### REQUIRED TASK
Sort through the data and copy the lines holding the word "this".

▽

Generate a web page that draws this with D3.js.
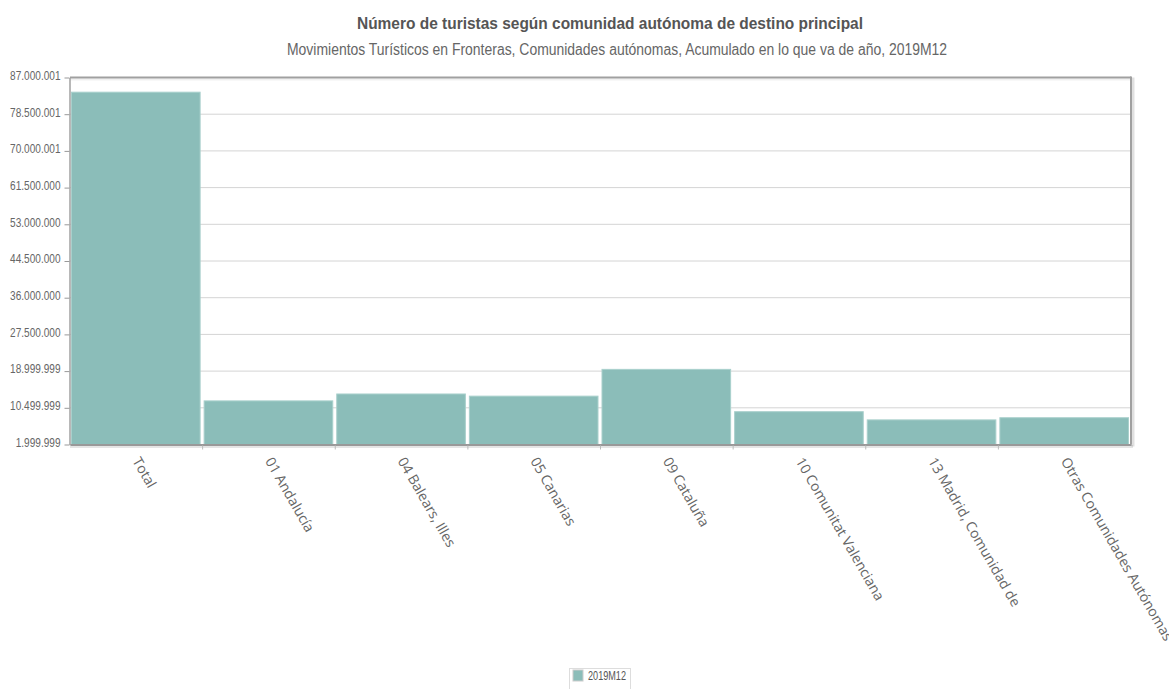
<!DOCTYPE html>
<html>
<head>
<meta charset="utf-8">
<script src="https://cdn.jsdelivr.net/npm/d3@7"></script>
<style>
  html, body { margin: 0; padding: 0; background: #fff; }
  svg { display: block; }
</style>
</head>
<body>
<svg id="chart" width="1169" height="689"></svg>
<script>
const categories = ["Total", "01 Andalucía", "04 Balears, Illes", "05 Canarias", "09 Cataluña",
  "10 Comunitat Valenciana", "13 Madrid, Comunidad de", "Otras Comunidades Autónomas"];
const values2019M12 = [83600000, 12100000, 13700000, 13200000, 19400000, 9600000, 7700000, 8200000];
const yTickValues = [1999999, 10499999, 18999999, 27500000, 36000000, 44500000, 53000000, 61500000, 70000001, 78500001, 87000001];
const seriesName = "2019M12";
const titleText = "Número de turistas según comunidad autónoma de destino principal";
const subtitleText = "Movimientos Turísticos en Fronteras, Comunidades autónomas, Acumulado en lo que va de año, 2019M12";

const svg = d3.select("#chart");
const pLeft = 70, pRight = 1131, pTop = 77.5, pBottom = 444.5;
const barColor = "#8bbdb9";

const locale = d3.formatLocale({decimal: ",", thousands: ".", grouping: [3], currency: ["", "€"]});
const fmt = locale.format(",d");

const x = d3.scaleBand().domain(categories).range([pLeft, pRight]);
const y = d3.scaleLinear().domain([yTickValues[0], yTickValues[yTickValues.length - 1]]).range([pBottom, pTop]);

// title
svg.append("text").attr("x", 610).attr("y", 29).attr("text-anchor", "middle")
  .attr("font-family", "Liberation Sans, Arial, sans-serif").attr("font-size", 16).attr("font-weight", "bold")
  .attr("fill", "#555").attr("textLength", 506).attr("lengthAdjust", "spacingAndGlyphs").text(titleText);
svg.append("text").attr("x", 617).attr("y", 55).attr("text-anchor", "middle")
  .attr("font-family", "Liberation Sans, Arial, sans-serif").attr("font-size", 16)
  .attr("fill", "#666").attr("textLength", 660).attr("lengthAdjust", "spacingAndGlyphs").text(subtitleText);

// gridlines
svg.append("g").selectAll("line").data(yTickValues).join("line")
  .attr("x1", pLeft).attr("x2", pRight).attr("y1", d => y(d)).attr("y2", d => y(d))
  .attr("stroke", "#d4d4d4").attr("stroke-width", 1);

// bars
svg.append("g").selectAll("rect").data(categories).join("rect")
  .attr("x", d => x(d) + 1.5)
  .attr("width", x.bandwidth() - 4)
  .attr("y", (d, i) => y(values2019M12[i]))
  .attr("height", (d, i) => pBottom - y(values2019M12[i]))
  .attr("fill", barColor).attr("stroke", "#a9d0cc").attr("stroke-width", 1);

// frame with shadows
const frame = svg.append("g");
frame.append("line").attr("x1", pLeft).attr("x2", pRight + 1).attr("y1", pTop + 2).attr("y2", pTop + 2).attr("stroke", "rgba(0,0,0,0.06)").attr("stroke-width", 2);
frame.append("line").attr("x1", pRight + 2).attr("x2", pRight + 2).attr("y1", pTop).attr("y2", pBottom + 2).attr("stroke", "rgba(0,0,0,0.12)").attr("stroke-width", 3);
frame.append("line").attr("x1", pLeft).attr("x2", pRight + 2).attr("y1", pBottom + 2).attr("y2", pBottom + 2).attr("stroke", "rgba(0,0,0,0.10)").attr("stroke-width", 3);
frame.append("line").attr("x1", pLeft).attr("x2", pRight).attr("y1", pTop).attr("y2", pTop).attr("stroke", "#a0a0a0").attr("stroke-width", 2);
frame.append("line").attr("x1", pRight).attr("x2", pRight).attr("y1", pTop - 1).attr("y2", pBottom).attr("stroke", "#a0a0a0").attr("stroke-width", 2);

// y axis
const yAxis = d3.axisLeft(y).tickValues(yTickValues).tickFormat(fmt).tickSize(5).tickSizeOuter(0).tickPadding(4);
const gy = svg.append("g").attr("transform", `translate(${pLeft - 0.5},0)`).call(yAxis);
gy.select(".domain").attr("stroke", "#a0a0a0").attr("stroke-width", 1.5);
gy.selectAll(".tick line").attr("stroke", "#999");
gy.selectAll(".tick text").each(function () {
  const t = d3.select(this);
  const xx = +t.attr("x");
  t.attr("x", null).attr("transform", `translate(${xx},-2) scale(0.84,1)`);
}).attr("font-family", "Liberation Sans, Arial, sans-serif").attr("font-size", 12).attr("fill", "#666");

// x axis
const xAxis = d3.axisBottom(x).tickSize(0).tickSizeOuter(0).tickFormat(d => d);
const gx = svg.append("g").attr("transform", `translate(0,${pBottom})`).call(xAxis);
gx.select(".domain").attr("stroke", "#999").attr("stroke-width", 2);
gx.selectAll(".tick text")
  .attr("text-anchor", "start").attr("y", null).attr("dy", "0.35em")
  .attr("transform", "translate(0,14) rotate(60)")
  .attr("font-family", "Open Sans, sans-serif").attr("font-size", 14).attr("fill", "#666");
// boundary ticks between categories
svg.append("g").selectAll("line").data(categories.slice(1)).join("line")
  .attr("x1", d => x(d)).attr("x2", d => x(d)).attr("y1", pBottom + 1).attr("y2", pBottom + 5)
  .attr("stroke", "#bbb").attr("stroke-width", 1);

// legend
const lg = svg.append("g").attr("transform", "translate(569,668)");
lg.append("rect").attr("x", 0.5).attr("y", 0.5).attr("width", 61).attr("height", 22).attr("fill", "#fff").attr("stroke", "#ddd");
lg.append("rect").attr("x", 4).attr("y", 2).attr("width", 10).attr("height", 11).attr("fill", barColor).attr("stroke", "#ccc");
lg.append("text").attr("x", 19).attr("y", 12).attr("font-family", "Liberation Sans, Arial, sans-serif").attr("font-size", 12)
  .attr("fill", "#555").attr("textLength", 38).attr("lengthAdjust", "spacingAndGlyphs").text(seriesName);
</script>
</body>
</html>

△

### TASK SOLUTION
Generate a web page that draws this with D3.js.
  const t = d3.select(this);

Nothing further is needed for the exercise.